# EXERCISE OBJECTIVE
Leave out any pictures and transcribe all other data below exactly.

▼▼▼

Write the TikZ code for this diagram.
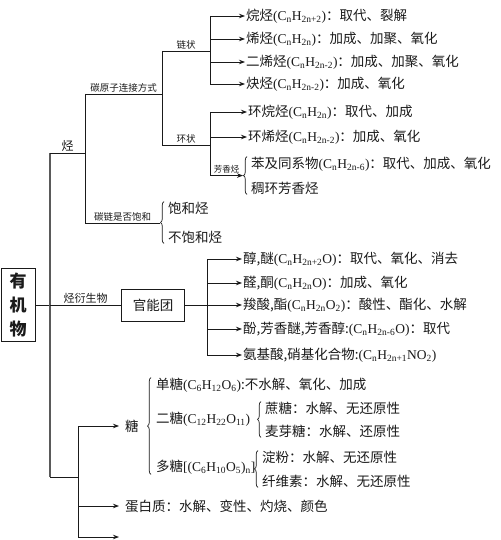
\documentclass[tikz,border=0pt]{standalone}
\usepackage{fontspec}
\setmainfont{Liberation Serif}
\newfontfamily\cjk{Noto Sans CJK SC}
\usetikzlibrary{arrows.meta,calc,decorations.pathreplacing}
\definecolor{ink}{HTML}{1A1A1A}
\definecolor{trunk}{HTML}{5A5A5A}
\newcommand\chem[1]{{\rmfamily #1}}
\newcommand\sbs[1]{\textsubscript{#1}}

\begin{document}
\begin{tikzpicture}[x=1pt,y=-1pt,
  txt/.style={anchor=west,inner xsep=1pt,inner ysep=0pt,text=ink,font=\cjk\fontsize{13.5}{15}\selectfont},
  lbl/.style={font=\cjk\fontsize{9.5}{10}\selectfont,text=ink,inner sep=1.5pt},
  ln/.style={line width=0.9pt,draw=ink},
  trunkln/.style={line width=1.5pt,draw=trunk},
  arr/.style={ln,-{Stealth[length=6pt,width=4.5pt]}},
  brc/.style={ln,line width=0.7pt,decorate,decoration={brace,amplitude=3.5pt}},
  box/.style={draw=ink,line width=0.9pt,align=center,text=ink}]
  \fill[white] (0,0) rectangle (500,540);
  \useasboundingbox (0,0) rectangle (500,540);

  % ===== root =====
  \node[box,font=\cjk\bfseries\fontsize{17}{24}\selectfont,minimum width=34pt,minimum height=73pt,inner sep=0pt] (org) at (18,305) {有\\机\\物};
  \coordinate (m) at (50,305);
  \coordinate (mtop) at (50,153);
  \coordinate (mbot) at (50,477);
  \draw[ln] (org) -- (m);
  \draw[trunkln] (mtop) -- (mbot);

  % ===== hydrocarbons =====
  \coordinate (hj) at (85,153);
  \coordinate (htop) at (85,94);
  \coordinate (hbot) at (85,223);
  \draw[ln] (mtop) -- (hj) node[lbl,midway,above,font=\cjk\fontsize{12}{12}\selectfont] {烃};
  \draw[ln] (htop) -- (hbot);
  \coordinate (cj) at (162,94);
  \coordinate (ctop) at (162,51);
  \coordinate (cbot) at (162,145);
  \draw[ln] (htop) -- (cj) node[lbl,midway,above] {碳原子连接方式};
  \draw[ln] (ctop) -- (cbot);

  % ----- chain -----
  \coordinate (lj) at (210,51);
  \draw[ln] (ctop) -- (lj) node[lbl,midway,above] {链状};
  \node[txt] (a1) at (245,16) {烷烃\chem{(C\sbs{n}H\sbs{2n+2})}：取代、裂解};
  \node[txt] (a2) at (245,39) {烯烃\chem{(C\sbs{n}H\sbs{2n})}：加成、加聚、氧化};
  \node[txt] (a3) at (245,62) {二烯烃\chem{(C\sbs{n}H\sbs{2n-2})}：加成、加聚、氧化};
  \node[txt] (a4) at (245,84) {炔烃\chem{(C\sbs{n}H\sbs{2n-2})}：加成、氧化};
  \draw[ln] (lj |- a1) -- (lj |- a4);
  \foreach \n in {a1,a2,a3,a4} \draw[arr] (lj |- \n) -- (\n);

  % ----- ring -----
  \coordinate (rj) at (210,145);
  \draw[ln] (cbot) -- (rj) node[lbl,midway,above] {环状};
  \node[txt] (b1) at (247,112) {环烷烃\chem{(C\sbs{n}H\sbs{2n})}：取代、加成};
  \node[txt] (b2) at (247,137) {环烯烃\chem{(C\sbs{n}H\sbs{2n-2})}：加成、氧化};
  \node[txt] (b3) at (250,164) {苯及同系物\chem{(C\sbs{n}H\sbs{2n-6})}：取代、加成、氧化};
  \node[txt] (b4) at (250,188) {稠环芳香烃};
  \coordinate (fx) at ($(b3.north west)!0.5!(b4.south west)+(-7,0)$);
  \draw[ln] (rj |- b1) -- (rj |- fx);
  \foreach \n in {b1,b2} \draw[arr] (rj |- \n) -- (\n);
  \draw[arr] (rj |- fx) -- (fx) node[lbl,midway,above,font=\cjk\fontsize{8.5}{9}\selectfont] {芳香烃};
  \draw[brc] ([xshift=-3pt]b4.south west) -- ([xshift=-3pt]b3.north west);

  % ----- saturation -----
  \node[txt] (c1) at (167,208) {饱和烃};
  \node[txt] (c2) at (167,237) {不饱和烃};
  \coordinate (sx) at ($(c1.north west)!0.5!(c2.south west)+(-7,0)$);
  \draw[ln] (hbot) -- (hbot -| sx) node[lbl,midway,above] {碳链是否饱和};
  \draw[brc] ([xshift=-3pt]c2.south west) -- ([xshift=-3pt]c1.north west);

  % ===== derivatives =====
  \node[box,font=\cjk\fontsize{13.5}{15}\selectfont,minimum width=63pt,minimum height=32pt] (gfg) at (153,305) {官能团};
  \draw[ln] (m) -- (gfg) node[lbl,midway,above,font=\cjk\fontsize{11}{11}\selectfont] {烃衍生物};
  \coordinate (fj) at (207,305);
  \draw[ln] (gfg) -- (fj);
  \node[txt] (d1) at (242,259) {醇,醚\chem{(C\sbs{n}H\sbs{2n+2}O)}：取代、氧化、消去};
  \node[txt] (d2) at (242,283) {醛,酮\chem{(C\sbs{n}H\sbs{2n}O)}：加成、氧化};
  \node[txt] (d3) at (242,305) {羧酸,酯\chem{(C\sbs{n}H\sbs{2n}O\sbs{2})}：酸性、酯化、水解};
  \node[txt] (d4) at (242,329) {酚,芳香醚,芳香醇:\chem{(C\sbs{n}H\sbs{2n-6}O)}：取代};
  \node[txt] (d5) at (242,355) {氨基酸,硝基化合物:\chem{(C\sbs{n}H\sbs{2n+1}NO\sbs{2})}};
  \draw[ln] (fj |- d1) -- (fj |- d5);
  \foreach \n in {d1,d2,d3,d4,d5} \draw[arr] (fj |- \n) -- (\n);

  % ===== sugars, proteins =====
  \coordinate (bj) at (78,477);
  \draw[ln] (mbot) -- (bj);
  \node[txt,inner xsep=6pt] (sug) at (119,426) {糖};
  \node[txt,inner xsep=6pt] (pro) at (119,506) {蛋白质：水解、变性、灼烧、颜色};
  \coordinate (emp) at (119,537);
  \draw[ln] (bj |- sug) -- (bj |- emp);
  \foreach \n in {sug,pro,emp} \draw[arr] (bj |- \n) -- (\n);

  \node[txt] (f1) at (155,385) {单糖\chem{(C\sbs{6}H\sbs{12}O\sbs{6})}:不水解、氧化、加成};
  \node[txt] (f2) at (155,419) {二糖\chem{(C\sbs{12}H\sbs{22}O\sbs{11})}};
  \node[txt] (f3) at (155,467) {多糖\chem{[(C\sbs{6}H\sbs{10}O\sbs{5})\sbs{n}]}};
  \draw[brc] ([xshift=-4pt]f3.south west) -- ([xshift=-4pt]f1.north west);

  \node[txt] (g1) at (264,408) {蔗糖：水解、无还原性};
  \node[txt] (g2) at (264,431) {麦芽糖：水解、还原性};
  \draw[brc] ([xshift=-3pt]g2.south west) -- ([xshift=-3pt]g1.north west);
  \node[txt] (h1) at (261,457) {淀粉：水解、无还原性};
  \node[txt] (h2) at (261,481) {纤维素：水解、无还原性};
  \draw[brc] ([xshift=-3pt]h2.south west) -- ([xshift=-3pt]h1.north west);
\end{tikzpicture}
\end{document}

▲▲▲

# SOLUTION BELOW
Write the TikZ code for this diagram.
\documentclass[tikz,border=0pt]{standalone}
\usepackage{fontspec}
\setmainfont{Liberation Serif}
\newfontfamily\cjk{Noto Sans CJK SC}
\usetikzlibrary{arrows.meta,calc,decorations.pathreplacing}
\definecolor{ink}{HTML}{1A1A1A}
\definecolor{trunk}{HTML}{5A5A5A}
\newcommand\chem[1]{{\rmfamily #1}}
\newcommand\sbs[1]{\textsubscript{#1}}

\begin{document}
\begin{tikzpicture}[x=1pt,y=-1pt,
  txt/.style={anchor=west,inner xsep=1pt,inner ysep=0pt,text=ink,font=\cjk\fontsize{13.5}{15}\selectfont},
  lbl/.style={font=\cjk\fontsize{9.5}{10}\selectfont,text=ink,inner sep=1.5pt},
  ln/.style={line width=0.9pt,draw=ink},
  trunkln/.style={line width=1.5pt,draw=trunk},
  arr/.style={ln,-{Stealth[length=6pt,width=4.5pt]}},
  brc/.style={ln,line width=0.7pt,decorate,decoration={brace,amplitude=3.5pt}},
  box/.style={draw=ink,line width=0.9pt,align=center,text=ink}]
  \fill[white] (0,0) rectangle (500,540);
  \useasboundingbox (0,0) rectangle (500,540);

  % ===== root =====
  \node[box,font=\cjk\bfseries\fontsize{17}{24}\selectfont,minimum width=34pt,minimum height=73pt,inner sep=0pt] (org) at (18,305) {有\\机\\物};
  \coordinate (m) at (50,305);
  \coordinate (mtop) at (50,153);
  \coordinate (mbot) at (50,477);
  \draw[ln] (org) -- (m);
  \draw[trunkln] (mtop) -- (mbot);

  % ===== hydrocarbons =====
  \coordinate (hj) at (85,153);
  \coordinate (htop) at (85,94);
  \coordinate (hbot) at (85,223);
  \draw[ln] (mtop) -- (hj) node[lbl,midway,above,font=\cjk\fontsize{12}{12}\selectfont] {烃};
  \draw[ln] (htop) -- (hbot);
  \coordinate (cj) at (162,94);
  \coordinate (ctop) at (162,51);
  \coordinate (cbot) at (162,145);
  \draw[ln] (htop) -- (cj) node[lbl,midway,above] {碳原子连接方式};
  \draw[ln] (ctop) -- (cbot);

  % ----- chain -----
  \coordinate (lj) at (210,51);
  \draw[ln] (ctop) -- (lj) node[lbl,midway,above] {链状};
  \node[txt] (a1) at (245,16) {烷烃\chem{(C\sbs{n}H\sbs{2n+2})}：取代、裂解};
  \node[txt] (a2) at (245,39) {烯烃\chem{(C\sbs{n}H\sbs{2n})}：加成、加聚、氧化};
  \node[txt] (a3) at (245,62) {二烯烃\chem{(C\sbs{n}H\sbs{2n-2})}：加成、加聚、氧化};
  \node[txt] (a4) at (245,84) {炔烃\chem{(C\sbs{n}H\sbs{2n-2})}：加成、氧化};
  \draw[ln] (lj |- a1) -- (lj |- a4);
  \foreach \n in {a1,a2,a3,a4} \draw[arr] (lj |- \n) -- (\n);

  % ----- ring -----
  \coordinate (rj) at (210,145);
  \draw[ln] (cbot) -- (rj) node[lbl,midway,above] {环状};
  \node[txt] (b1) at (247,112) {环烷烃\chem{(C\sbs{n}H\sbs{2n})}：取代、加成};
  \node[txt] (b2) at (247,137) {环烯烃\chem{(C\sbs{n}H\sbs{2n-2})}：加成、氧化};
  \node[txt] (b3) at (250,164) {苯及同系物\chem{(C\sbs{n}H\sbs{2n-6})}：取代、加成、氧化};
  \node[txt] (b4) at (250,188) {稠环芳香烃};
  \coordinate (fx) at ($(b3.north west)!0.5!(b4.south west)+(-7,0)$);
  \draw[ln] (rj |- b1) -- (rj |- fx);
  \foreach \n in {b1,b2} \draw[arr] (rj |- \n) -- (\n);
  \draw[arr] (rj |- fx) -- (fx) node[lbl,midway,above,font=\cjk\fontsize{8.5}{9}\selectfont] {芳香烃};
  \draw[brc] ([xshift=-3pt]b4.south west) -- ([xshift=-3pt]b3.north west);

  % ----- saturation -----
  \node[txt] (c1) at (167,208) {饱和烃};
  \node[txt] (c2) at (167,237) {不饱和烃};
  \coordinate (sx) at ($(c1.north west)!0.5!(c2.south west)+(-7,0)$);
  \draw[ln] (hbot) -- (hbot -| sx) node[lbl,midway,above] {碳链是否饱和};
  \draw[brc] ([xshift=-3pt]c2.south west) -- ([xshift=-3pt]c1.north west);

  % ===== derivatives =====
  \node[box,font=\cjk\fontsize{13.5}{15}\selectfont,minimum width=63pt,minimum height=32pt] (gfg) at (153,305) {官能团};
  \draw[ln] (m) -- (gfg) node[lbl,midway,above,font=\cjk\fontsize{11}{11}\selectfont] {烃衍生物};
  \coordinate (fj) at (207,305);
  \draw[ln] (gfg) -- (fj);
  \node[txt] (d1) at (242,259) {醇,醚\chem{(C\sbs{n}H\sbs{2n+2}O)}：取代、氧化、消去};
  \node[txt] (d2) at (242,283) {醛,酮\chem{(C\sbs{n}H\sbs{2n}O)}：加成、氧化};
  \node[txt] (d3) at (242,305) {羧酸,酯\chem{(C\sbs{n}H\sbs{2n}O\sbs{2})}：酸性、酯化、水解};
  \node[txt] (d4) at (242,329) {酚,芳香醚,芳香醇:\chem{(C\sbs{n}H\sbs{2n-6}O)}：取代};
  \node[txt] (d5) at (242,355) {氨基酸,硝基化合物:\chem{(C\sbs{n}H\sbs{2n+1}NO\sbs{2})}};
  \draw[ln] (fj |- d1) -- (fj |- d5);
  \foreach \n in {d1,d2,d3,d4,d5} \draw[arr] (fj |- \n) -- (\n);

  % ===== sugars, proteins =====
  \coordinate (bj) at (78,477);
  \draw[ln] (mbot) -- (bj);
  \node[txt,inner xsep=6pt] (sug) at (119,426) {糖};
  \node[txt,inner xsep=6pt] (pro) at (119,506) {蛋白质：水解、变性、灼烧、颜色};
  \coordinate (emp) at (119,537);
  \draw[ln] (bj |- sug) -- (bj |- emp);
  \foreach \n in {sug,pro,emp} \draw[arr] (bj |- \n) -- (\n);

  \node[txt] (f1) at (155,385) {单糖\chem{(C\sbs{6}H\sbs{12}O\sbs{6})}:不水解、氧化、加成};
  \node[txt] (f2) at (155,419) {二糖\chem{(C\sbs{12}H\sbs{22}O\sbs{11})}};
  \node[txt] (f3) at (155,467) {多糖\chem{[(C\sbs{6}H\sbs{10}O\sbs{5})\sbs{n}]}};
  \draw[brc] ([xshift=-4pt]f3.south west) -- ([xshift=-4pt]f1.north west);

  \node[txt] (g1) at (264,408) {蔗糖：水解、无还原性};
  \node[txt] (g2) at (264,431) {麦芽糖：水解、还原性};
  \draw[brc] ([xshift=-3pt]g2.south west) -- ([xshift=-3pt]g1.north west);
  \node[txt] (h1) at (261,457) {淀粉：水解、无还原性};
  \node[txt] (h2) at (261,481) {纤维素：水解、无还原性};
  \draw[brc] ([xshift=-3pt]h2.south west) -- ([xshift=-3pt]h1.north west);
\end{tikzpicture}
\end{document}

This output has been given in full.